Which is great for most stuff, but doesn't seem to stop facebook 'reels' from animating. They must do some trickery like loading a short animated image as a 'teaser' before rendering the actual video on click.
Using this since I can remember. But noticed another issue and still searching how to disable the video cache at all until I start to play the video and to limit it to 2-5 seconds (or 1 MB) during playing, though no chance so far.
For youtube there is a "YouTube no Buffer"[0] extension that does precisely this - stops videos from autoplaying and buffering when you open a link.

I have this plugin, Leechblock and ublock filters (blocking any mention of shorts from the site) to make yt less addicting.

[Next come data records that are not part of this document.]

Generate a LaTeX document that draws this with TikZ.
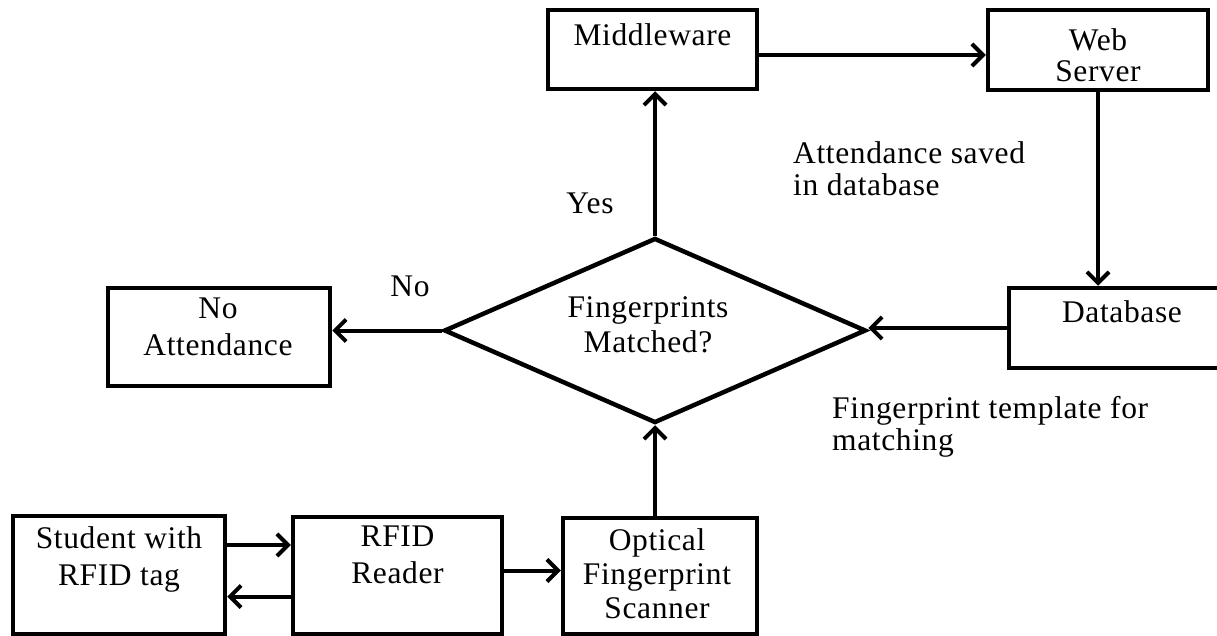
\documentclass[tikz,border=0pt]{standalone}
\usepackage{fontspec}
\setmainfont[LetterSpace=2]{Liberation Serif}
\usetikzlibrary{shapes.geometric,arrows.meta}
\begin{document}
\begin{tikzpicture}[x=1pt,y=-1pt,
  box/.style={draw, line width=4.5pt, inner sep=0pt},
  lbl/.style={inner sep=0pt, align=center, anchor=north, font=\fontsize{31.5}{#1}\selectfont},
  lbl/.default=34,
  arr/.style={line width=4pt, -{Straight Barb[length=11pt,width=22pt]}}]
\clip (0,0) rectangle (1217,636);
\fill[white] (0,0) rectangle (1217,636);
% boxes
\node[box, minimum width=209pt, minimum height=79pt] (mw) at (652.5,49.5) {};
\node[lbl] (mwt) at (652.5,23) {Middleware};
\node[box, minimum width=220pt, minimum height=80pt] (ws) at (1098,50) {};
\node[lbl=31] (wst) at (1098,28) {Web\\Server};
\node[box, minimum width=226pt, minimum height=80pt] (db) at (1122,328) {};
\node[lbl] (dbt) at (1122,300) {Database};
\node[box, minimum width=222pt, minimum height=98pt] (na) at (219,337) {};
\node[lbl=37] (nat) at (218,298) {No\\Attendance};
\node[draw, diamond, line width=4.5pt, minimum width=422pt, minimum height=185pt, inner sep=0pt] (dia) at (655,330.5) {};
\node[lbl=35] (diat) at (648,296) {Fingerprints\\Matched?};
\node[box, minimum width=212pt, minimum height=118pt] (st) at (119,575) {};
\node[lbl=37] (stt) at (119,526) {Student with\\RFID tag};
\node[box, minimum width=209pt, minimum height=117pt] (rf) at (397.5,575.5) {};
\node[lbl=37] (rft) at (397.5,526) {RFID\\Reader};
\node[box, minimum width=194pt, minimum height=116pt] (op) at (660,576) {};
\node[lbl=34] (opt) at (657,528) {Optical\\Fingerprint\\Scanner};
% free labels
\node[lbl] (yes) at (590,193) {Yes};
\node[lbl] (no) at (410,276) {No};
\node[lbl=32, align=left, anchor=north west] (att) at (793,141) {Attendance saved\\in database};
\node[lbl=32, align=left, anchor=north west] (fpt) at (832,396) {Fingerprint template for\\matching};
% connectors
\draw[arr] ([yshift=-5.5pt]mw.east) -- ([yshift=-5.5pt]mw.east -| ws.west);
\draw[arr] (ws.south) -- (ws.south |- db.north);
\draw[arr] (db.west) -- (db.west -| dia.east);
\draw[arr] (dia.west) -- (dia.west -| na.east);
\draw[arr] (dia.north) -- (dia.north |- mw.south);
\draw[arr] (op.north -| dia.south) -- (dia.south);
\draw[arr] ([yshift=30pt]st.east) -- ([yshift=30pt]st.east -| rf.west);
\draw[arr] ([yshift=-21pt]rf.west) -- ([yshift=-21pt]rf.west -| st.east);
\draw[arr] ([yshift=5pt]rf.east) -- ([yshift=5pt]rf.east -| op.west);
\end{tikzpicture}
\end{document}
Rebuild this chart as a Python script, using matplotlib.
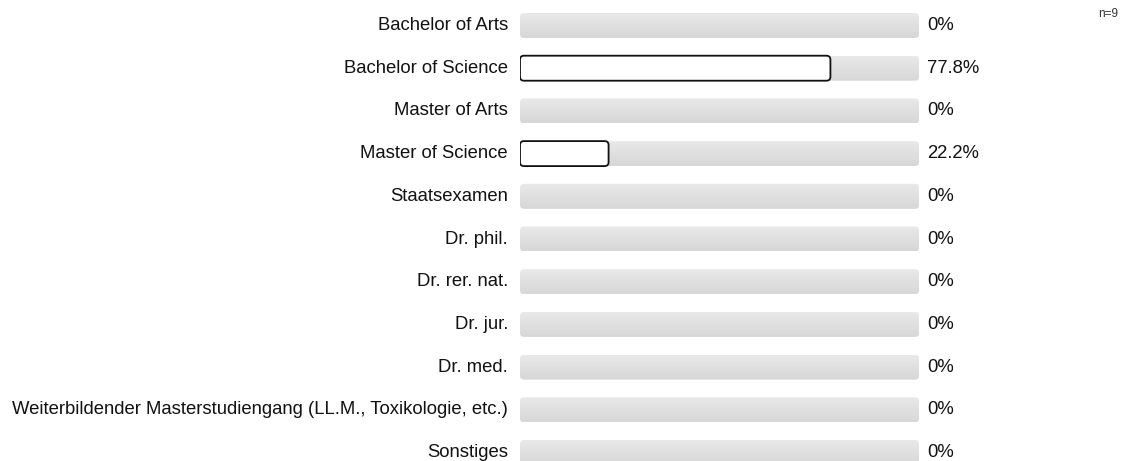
import numpy as np
import matplotlib.pyplot as plt
from matplotlib.patches import FancyBboxPatch
from matplotlib.colors import LinearSegmentedColormap

categories = ['Bachelor of Arts', 'Bachelor of Science', 'Master of Arts', 'Master of Science',
              'Staatsexamen', 'Dr. phil.', 'Dr. rer. nat.', 'Dr. jur.', 'Dr. med.',
              'Weiterbildender Masterstudiengang (LL.M., Toxikologie, etc.)', 'Sonstiges']
values = [0, 77.8, 0, 22.2, 0, 0, 0, 0, 0, 0, 0]
value_labels = ['0%', '77.8%', '0%', '22.2%', '0%', '0%', '0%', '0%', '0%', '0%', '0%']
n_label = 'n=9'

plt.rcParams['font.family'] = ['Liberation Sans', 'DejaVu Sans']

W, H = 1121, 461
fig = plt.figure(figsize=(W / 100, H / 100), dpi=100)
# bar track spans x=520..919 px, rows every ~42.7 px starting at y=25.5
x0, x1 = 520, 919
step, first = 42.7, 25.5
ax = fig.add_axes([x0 / W, 0, (x1 - x0) / W, 1])
ax.axis('off')

px_x = 100 / (x1 - x0)      # data units per pixel (x)
px_y = 1 / step             # data units per pixel (y)
aspect = px_y / px_x
bar_h = 25 * px_y
r = 4 * px_x

grad = np.linspace(0, 1, 50).reshape(-1, 1)
gray = LinearSegmentedColormap.from_list('g', ['#e9e9e9', '#d7d7d7'])

for i, (cat, v, lab) in enumerate(zip(categories, values, value_labels)):
    top, bot = i - bar_h / 2, i + bar_h / 2
    track = FancyBboxPatch((0, top), 100, bar_h,
                           boxstyle=f'round,pad=0,rounding_size={r}',
                           mutation_aspect=aspect, facecolor='none',
                           edgecolor='none')
    ax.add_patch(track)
    img = ax.imshow(grad, cmap=gray, extent=(0, 100, bot, top), aspect='auto',
                    interpolation='bilinear', zorder=1)
    img.set_clip_path(track)
    if v > 0:
        bar = FancyBboxPatch((0, top), v, bar_h,
                             boxstyle=f'round,pad=0,rounding_size={r}',
                             mutation_aspect=aspect, facecolor='white',
                             edgecolor='#111111', linewidth=1.3, zorder=2)
        ax.add_patch(bar)
    ax.annotate(cat, (0, i), xytext=(-12, 0), textcoords='offset pixels',
                ha='right', va='center', fontsize=13.3, color='#111111')
    ax.annotate(lab, (100, i), xytext=(8, 0), textcoords='offset pixels',
                ha='left', va='center', fontsize=13.3, color='#111111')

ax.set_xlim(0, 100)
ax.set_ylim((H - first) / step, -first / step)

fig.text(1118 / W, 1 - 14 / H, n_label, ha='right', va='center', fontsize=8.5, color='#333333')

fig.savefig('out.png', dpi=100)
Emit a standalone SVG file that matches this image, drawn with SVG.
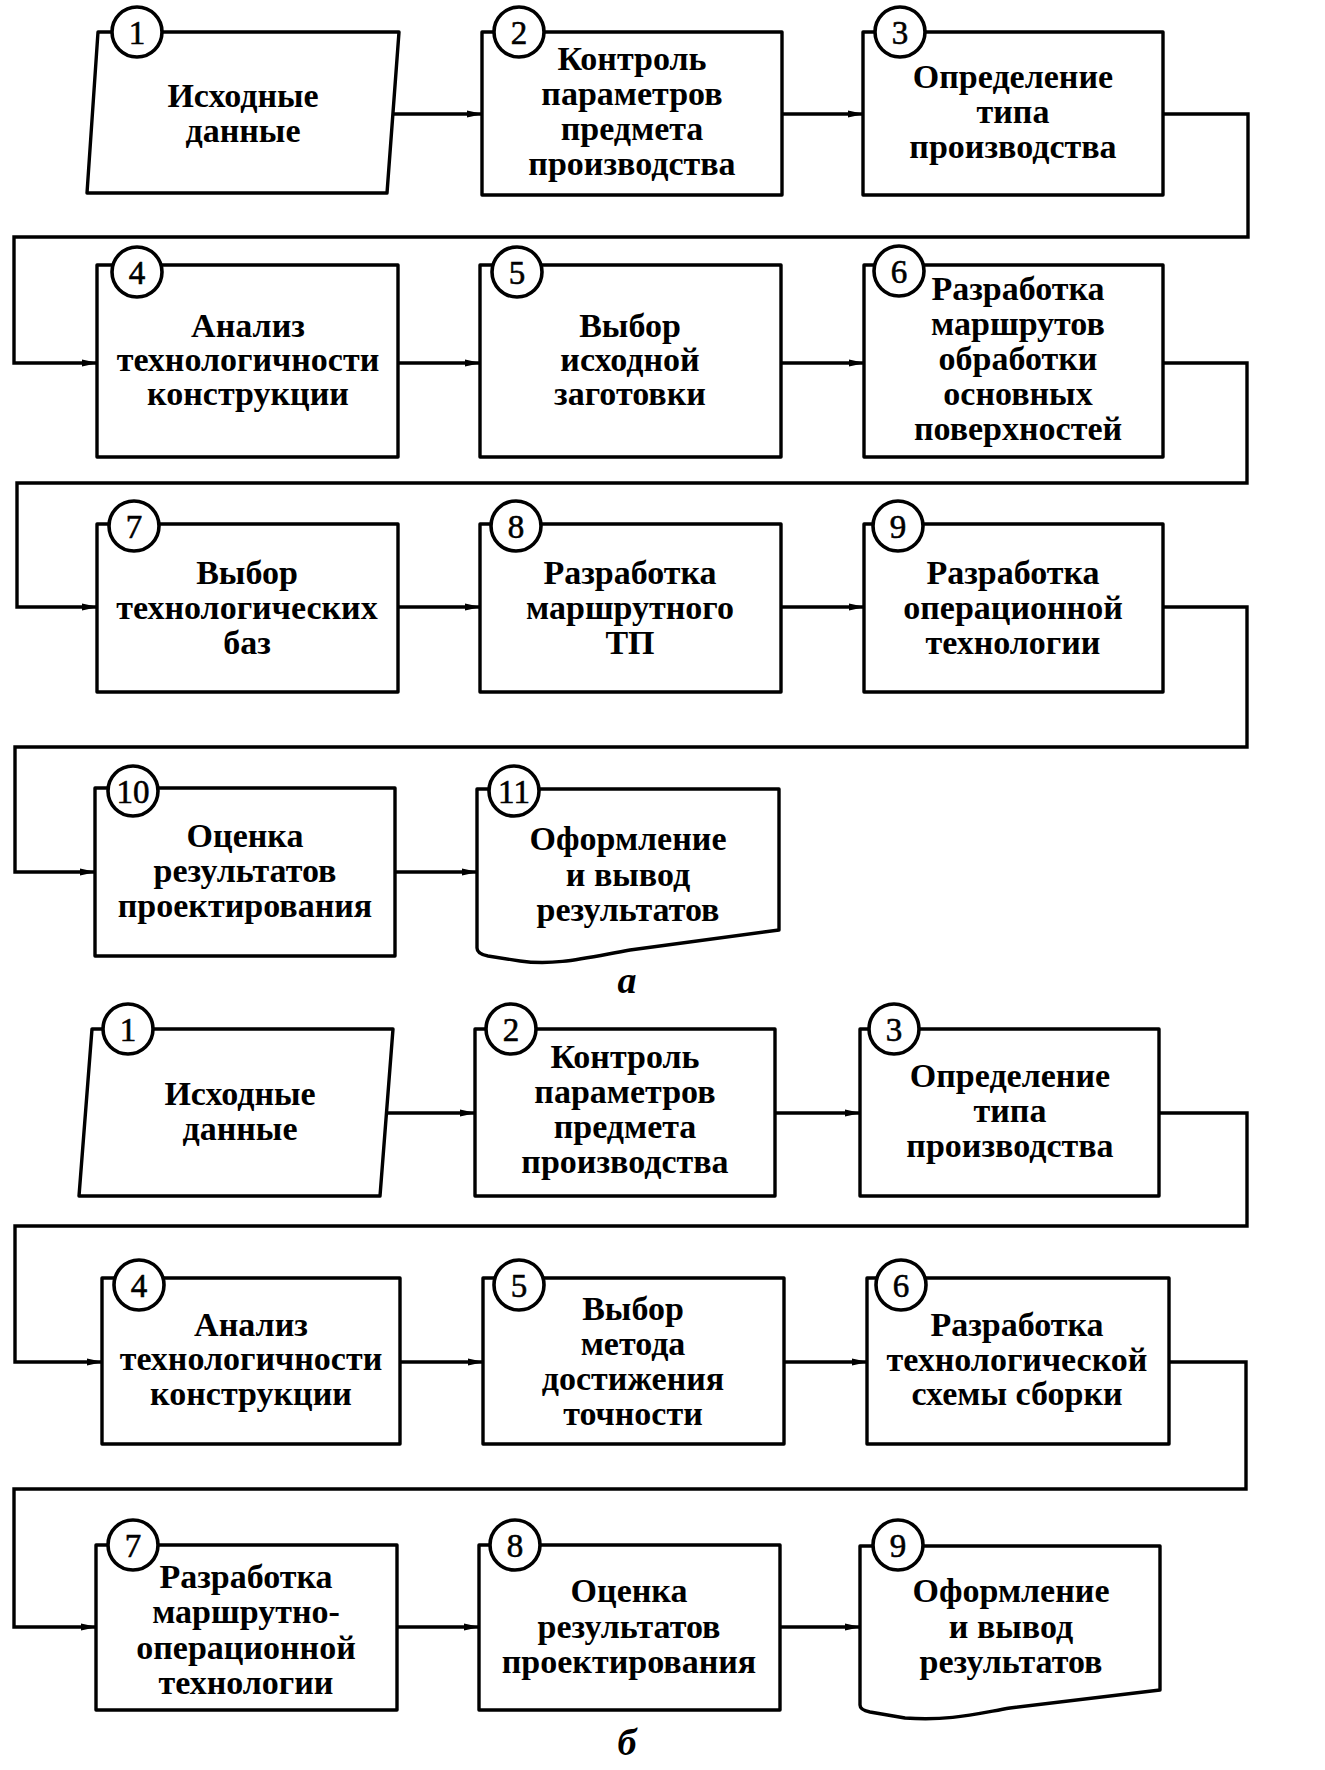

And it kinda works.

0 - https://addons.mozilla.org/en-US/firefox/addon/youtube-no-bu...

And just another issue since few months: youtube page auto-reloads/replaces itself since few seconds after opening (even if the tab is not active). The title gets replaced from the original language into English auto-translation (EN is default for browser), but I'd like to see video titles in the original language.
The Brave browser also has a setting in “Privacy and Security” -> “Site and shields settings” -> “Additional permissions” -> “Autoplay”

You can block globally or per website.

Doesn’t YouTube technically autoplay? You click a link, change page and url and a video starts playing
Video autoplay is usually allowed on a whitelist of URLs determined by the browser vendor, if I recall correctly.

YouTube is always on those whitelists.

I can't try it at the moment, but I'm not sure the page is actually reloaded. I suspect YouTube is an SPA and, when you click, the url change event is captured by a router and the content of the page is merely replaced.